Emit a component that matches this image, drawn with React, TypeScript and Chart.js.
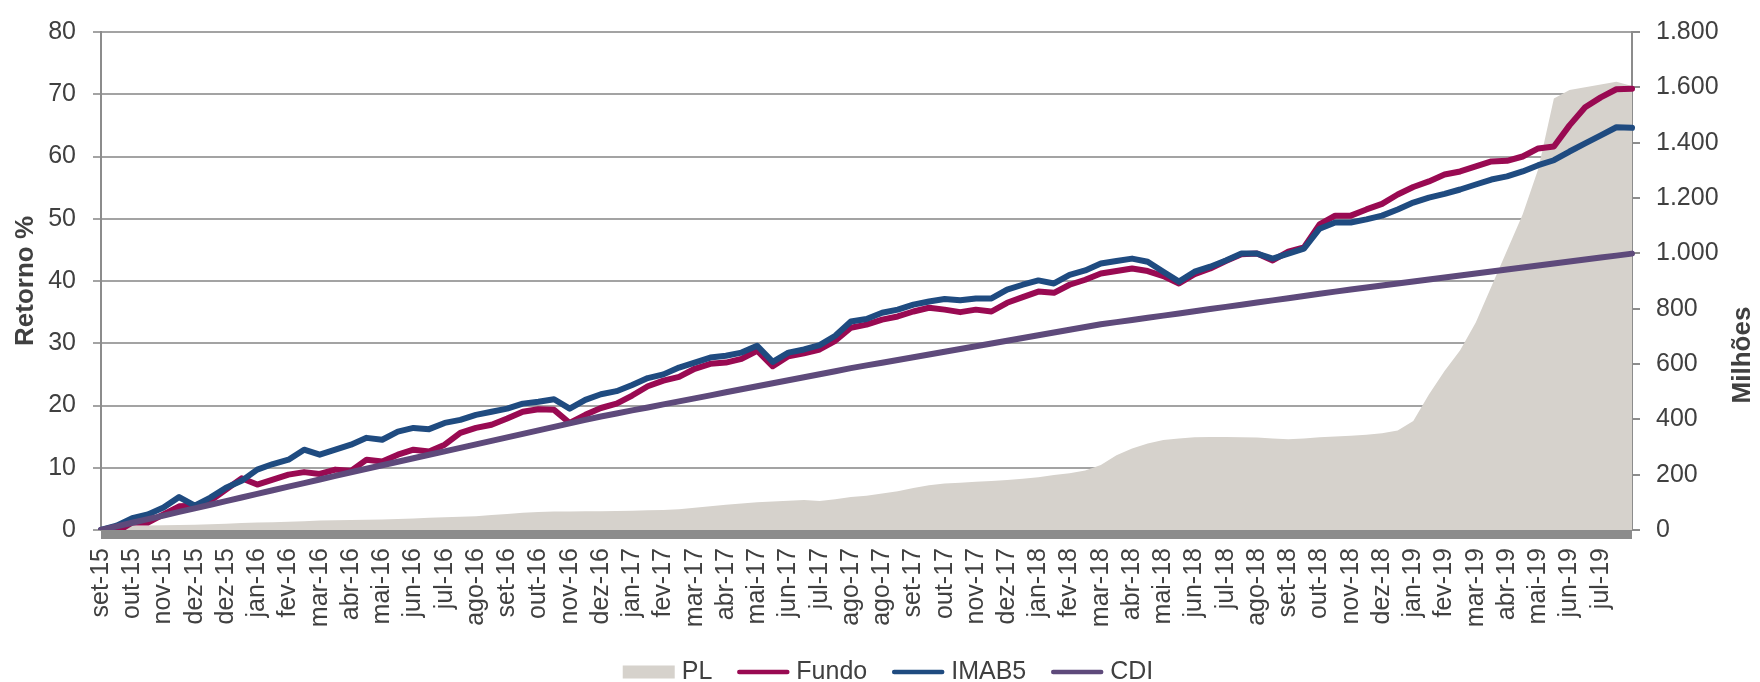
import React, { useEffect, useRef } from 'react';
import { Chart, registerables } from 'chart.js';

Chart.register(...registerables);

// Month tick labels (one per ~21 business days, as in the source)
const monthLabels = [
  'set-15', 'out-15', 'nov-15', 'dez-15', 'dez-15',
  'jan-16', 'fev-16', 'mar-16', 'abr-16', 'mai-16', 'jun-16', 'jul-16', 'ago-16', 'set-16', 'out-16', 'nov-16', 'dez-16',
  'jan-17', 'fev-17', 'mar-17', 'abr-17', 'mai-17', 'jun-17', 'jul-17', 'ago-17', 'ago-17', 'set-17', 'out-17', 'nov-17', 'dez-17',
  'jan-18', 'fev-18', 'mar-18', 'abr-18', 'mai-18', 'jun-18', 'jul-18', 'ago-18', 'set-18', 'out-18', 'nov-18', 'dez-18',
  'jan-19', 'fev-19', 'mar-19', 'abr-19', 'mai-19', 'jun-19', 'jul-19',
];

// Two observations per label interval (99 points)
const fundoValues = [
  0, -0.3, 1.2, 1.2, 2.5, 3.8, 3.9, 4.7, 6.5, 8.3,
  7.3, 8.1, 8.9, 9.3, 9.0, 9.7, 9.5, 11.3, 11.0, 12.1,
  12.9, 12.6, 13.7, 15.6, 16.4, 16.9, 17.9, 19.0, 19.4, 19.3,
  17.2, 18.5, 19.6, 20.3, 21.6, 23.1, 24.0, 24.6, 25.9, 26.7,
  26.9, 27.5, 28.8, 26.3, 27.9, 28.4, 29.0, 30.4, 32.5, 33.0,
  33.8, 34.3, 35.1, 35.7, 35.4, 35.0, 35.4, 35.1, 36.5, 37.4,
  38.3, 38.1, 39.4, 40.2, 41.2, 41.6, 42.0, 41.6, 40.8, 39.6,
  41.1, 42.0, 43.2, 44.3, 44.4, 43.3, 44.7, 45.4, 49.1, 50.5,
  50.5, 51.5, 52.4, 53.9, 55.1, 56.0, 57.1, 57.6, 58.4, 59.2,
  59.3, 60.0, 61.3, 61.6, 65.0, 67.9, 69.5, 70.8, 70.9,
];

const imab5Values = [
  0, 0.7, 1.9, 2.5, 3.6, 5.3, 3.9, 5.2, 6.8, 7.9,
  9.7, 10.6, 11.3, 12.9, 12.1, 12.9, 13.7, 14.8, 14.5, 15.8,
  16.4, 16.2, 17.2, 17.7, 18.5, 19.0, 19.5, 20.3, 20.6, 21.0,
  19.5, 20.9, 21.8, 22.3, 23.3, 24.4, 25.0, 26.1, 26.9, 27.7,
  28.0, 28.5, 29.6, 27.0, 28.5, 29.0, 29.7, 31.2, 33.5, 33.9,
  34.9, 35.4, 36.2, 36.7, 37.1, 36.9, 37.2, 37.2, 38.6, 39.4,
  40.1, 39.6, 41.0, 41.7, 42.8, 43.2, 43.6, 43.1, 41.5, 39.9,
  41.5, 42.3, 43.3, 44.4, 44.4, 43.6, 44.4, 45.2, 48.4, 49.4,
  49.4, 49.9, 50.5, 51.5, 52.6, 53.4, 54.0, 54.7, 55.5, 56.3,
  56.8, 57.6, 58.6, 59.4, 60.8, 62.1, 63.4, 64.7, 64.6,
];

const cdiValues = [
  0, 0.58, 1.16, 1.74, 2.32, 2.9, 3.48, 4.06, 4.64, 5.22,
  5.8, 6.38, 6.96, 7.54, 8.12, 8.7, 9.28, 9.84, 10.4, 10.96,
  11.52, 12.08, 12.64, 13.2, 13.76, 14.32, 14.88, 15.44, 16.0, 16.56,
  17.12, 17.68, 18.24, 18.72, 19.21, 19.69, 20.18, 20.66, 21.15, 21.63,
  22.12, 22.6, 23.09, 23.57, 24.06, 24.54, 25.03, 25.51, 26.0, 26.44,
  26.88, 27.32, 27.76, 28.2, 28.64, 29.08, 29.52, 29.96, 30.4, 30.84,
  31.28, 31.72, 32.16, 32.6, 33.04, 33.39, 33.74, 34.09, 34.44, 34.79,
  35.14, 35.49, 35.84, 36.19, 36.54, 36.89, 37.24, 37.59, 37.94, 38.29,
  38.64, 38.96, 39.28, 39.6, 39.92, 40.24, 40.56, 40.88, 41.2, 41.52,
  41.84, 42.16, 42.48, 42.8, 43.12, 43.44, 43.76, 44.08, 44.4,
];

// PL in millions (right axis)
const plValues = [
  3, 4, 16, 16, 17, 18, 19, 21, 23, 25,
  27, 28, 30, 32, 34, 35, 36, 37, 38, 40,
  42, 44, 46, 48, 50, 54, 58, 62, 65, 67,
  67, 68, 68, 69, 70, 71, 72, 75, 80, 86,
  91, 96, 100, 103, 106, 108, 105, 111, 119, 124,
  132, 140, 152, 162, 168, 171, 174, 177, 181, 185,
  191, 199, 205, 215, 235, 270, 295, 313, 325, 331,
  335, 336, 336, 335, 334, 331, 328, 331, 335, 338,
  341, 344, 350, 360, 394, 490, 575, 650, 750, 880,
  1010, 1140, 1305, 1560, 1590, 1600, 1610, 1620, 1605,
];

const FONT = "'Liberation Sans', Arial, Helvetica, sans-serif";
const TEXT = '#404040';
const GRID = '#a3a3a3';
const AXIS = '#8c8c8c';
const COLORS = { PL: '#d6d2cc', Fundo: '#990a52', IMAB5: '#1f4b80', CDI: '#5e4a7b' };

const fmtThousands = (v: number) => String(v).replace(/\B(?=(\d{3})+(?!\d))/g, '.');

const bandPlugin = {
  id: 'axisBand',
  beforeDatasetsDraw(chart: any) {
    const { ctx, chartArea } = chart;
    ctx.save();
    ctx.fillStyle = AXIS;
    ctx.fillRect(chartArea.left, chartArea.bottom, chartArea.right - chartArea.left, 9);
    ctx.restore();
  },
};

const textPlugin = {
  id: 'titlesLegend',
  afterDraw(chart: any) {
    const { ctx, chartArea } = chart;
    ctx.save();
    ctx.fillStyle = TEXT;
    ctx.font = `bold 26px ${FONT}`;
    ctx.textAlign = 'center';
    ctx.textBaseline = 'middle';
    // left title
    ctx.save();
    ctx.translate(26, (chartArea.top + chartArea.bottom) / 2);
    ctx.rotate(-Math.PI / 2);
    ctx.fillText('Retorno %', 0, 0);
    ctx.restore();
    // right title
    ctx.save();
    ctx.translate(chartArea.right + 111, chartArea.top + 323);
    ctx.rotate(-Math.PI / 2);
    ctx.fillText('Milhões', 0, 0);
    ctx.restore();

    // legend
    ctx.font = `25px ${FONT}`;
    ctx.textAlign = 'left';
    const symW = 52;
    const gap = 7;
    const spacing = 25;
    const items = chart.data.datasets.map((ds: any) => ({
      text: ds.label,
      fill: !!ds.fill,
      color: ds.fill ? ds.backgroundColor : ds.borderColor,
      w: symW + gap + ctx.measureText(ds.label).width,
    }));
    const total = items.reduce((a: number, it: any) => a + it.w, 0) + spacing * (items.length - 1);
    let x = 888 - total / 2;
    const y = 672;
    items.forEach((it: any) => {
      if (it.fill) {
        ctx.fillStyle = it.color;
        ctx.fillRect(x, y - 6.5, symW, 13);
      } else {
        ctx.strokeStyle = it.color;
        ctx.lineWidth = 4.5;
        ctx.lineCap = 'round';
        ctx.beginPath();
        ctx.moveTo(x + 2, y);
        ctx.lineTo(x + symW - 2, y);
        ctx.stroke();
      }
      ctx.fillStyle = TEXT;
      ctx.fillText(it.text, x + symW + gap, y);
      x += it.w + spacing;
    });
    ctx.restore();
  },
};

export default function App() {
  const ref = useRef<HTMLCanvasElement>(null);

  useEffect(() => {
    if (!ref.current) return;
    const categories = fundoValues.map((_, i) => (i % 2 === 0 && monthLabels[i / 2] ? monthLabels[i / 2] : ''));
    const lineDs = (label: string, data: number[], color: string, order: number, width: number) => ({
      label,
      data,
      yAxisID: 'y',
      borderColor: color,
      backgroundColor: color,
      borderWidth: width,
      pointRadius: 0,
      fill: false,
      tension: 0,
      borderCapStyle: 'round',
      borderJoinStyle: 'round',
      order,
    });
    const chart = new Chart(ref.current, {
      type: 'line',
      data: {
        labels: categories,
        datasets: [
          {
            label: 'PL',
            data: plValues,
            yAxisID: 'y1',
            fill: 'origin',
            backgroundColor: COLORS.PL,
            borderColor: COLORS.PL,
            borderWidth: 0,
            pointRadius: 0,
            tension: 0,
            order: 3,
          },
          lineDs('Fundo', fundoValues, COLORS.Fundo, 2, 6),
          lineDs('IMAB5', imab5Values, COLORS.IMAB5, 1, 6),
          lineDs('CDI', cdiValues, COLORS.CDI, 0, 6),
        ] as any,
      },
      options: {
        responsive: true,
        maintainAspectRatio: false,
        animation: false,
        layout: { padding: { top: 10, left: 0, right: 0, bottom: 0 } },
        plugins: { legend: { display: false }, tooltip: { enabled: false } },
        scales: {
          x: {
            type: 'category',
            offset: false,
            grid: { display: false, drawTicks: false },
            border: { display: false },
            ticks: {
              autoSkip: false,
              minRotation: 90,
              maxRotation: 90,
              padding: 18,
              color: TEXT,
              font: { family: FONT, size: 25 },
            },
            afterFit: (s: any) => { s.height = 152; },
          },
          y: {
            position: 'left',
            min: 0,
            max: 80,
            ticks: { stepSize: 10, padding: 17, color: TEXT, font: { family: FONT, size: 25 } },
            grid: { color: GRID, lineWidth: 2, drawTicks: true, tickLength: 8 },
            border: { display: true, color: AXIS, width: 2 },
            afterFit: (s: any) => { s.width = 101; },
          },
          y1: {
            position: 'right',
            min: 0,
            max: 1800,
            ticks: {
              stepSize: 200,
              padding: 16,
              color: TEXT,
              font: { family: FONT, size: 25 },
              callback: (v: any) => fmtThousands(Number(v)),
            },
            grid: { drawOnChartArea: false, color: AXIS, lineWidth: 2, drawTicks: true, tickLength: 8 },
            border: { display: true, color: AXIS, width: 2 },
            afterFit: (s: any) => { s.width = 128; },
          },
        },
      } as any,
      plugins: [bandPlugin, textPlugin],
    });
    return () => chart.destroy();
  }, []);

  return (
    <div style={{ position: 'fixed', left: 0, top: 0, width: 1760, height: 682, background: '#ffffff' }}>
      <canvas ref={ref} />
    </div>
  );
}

Exercise description
Give again, word for word, every line from the top of the data above to the line holding "Chart.register(...registerables);", inclusive, with the pictures left out.

Output of the task
Emit a component that matches this image, drawn with React, TypeScript and Chart.js.
import React, { useEffect, useRef } from 'react';
import { Chart, registerables } from 'chart.js';

Chart.register(...registerables);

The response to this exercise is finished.